* **SET PROBLEM**
Scan the records below for the line containing "Output the Python" and the line containing "return xs, ys". Copy both, plus every line between, exactly.

* **SUPPLIED DATA**
━━━━
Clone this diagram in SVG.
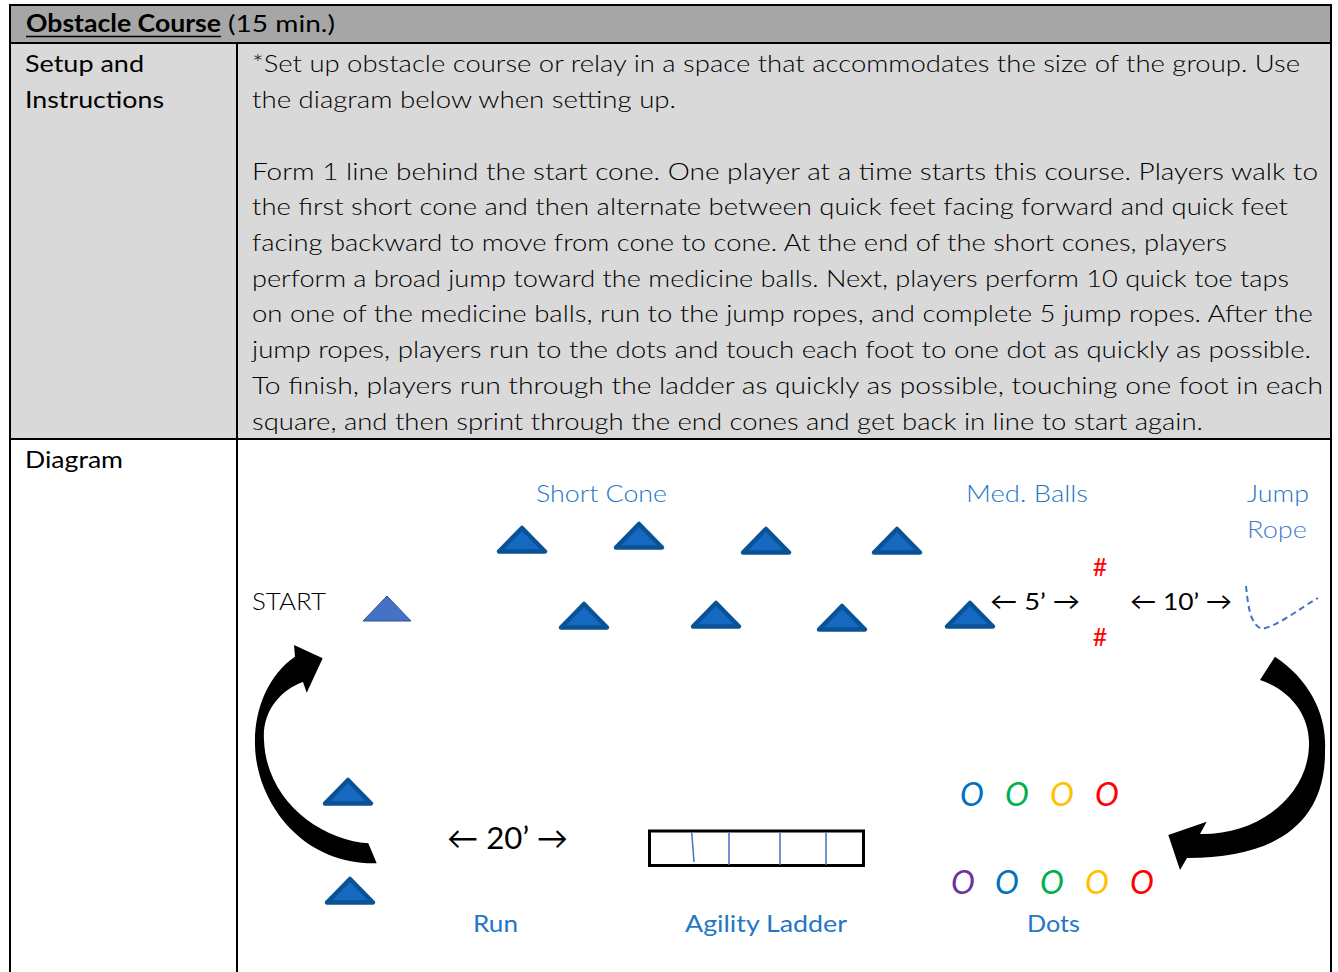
━━━━
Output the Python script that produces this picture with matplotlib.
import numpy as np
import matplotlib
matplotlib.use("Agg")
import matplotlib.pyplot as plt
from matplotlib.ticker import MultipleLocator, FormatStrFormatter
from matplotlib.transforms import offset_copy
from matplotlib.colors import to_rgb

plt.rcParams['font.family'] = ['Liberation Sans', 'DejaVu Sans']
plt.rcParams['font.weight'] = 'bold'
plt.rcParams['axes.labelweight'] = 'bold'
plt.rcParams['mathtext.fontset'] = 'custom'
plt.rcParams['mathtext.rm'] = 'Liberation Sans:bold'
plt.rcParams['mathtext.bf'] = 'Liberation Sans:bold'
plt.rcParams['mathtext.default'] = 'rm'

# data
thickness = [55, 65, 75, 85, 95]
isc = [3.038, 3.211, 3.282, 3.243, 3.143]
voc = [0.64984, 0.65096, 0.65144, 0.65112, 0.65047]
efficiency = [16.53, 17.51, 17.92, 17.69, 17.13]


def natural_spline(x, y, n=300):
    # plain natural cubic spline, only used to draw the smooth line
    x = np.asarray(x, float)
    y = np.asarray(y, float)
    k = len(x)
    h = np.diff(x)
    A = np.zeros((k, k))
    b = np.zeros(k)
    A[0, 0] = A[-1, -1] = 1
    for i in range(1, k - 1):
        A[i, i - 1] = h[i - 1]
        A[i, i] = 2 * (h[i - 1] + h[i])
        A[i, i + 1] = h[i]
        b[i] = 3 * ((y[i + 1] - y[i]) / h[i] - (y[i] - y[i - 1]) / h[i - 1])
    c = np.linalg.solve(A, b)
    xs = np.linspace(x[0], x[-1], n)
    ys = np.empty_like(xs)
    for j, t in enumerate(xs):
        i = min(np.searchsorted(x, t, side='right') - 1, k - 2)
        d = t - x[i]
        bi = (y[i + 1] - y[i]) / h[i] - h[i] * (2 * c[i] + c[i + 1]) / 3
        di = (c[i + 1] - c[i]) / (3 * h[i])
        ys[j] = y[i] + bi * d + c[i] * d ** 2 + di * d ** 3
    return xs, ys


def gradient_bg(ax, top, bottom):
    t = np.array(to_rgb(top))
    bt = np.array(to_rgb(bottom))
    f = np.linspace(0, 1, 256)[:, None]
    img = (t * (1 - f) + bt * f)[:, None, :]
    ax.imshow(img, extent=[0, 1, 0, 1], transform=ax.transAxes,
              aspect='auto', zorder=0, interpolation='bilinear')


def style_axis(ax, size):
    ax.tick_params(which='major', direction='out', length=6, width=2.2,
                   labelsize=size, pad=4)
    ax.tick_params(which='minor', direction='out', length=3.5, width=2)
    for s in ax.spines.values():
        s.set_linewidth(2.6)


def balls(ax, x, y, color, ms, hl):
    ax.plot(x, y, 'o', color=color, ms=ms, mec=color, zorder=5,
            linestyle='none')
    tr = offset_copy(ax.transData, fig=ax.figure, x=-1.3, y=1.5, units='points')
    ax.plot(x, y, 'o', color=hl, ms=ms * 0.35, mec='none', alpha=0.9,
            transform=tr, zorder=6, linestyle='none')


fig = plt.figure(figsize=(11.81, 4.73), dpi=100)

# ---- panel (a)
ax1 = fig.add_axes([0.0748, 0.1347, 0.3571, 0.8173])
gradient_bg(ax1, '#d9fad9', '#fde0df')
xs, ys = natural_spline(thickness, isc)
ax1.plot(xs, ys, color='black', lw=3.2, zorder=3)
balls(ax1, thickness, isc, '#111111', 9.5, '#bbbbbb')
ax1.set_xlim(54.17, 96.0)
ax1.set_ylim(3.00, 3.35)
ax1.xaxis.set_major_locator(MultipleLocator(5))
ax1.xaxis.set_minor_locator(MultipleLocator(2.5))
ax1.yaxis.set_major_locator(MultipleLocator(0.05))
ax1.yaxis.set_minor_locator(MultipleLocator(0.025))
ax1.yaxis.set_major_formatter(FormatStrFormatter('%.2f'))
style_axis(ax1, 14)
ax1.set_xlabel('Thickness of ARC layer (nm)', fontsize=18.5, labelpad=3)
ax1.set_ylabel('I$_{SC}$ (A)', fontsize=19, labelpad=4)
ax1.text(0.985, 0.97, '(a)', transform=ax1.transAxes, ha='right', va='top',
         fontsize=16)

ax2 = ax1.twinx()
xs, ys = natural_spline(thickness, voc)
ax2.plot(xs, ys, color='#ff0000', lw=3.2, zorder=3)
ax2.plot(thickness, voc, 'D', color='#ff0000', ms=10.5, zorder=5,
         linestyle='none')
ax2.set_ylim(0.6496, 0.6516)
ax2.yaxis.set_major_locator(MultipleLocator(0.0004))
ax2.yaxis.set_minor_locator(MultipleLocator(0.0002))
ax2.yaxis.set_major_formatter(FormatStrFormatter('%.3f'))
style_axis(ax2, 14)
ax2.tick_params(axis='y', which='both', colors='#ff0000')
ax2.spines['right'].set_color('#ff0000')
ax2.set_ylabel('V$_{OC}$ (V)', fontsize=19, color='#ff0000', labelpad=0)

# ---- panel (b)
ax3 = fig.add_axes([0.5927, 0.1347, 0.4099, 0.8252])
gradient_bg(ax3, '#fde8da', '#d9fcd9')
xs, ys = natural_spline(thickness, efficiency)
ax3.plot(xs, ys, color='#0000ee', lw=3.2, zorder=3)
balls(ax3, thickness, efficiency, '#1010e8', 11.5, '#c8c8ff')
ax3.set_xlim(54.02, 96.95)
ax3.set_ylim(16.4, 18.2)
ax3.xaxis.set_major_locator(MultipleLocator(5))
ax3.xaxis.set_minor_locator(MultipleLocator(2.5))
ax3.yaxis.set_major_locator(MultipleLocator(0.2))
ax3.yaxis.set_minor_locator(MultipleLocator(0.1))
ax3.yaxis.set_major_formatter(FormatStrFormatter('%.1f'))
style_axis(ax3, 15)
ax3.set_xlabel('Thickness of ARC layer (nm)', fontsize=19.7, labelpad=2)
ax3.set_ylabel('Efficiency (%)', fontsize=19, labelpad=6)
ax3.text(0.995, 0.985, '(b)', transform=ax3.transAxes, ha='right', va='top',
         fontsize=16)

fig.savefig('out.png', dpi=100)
━━━━
* **ANSWER IN FULL**
Output the Python script that produces this picture with matplotlib.
import numpy as np
import matplotlib
matplotlib.use("Agg")
import matplotlib.pyplot as plt
from matplotlib.ticker import MultipleLocator, FormatStrFormatter
from matplotlib.transforms import offset_copy
from matplotlib.colors import to_rgb

plt.rcParams['font.family'] = ['Liberation Sans', 'DejaVu Sans']
plt.rcParams['font.weight'] = 'bold'
plt.rcParams['axes.labelweight'] = 'bold'
plt.rcParams['mathtext.fontset'] = 'custom'
plt.rcParams['mathtext.rm'] = 'Liberation Sans:bold'
plt.rcParams['mathtext.bf'] = 'Liberation Sans:bold'
plt.rcParams['mathtext.default'] = 'rm'

# data
thickness = [55, 65, 75, 85, 95]
isc = [3.038, 3.211, 3.282, 3.243, 3.143]
voc = [0.64984, 0.65096, 0.65144, 0.65112, 0.65047]
efficiency = [16.53, 17.51, 17.92, 17.69, 17.13]


def natural_spline(x, y, n=300):
    # plain natural cubic spline, only used to draw the smooth line
    x = np.asarray(x, float)
    y = np.asarray(y, float)
    k = len(x)
    h = np.diff(x)
    A = np.zeros((k, k))
    b = np.zeros(k)
    A[0, 0] = A[-1, -1] = 1
    for i in range(1, k - 1):
        A[i, i - 1] = h[i - 1]
        A[i, i] = 2 * (h[i - 1] + h[i])
        A[i, i + 1] = h[i]
        b[i] = 3 * ((y[i + 1] - y[i]) / h[i] - (y[i] - y[i - 1]) / h[i - 1])
    c = np.linalg.solve(A, b)
    xs = np.linspace(x[0], x[-1], n)
    ys = np.empty_like(xs)
    for j, t in enumerate(xs):
        i = min(np.searchsorted(x, t, side='right') - 1, k - 2)
        d = t - x[i]
        bi = (y[i + 1] - y[i]) / h[i] - h[i] * (2 * c[i] + c[i + 1]) / 3
        di = (c[i + 1] - c[i]) / (3 * h[i])
        ys[j] = y[i] + bi * d + c[i] * d ** 2 + di * d ** 3
    return xs, ys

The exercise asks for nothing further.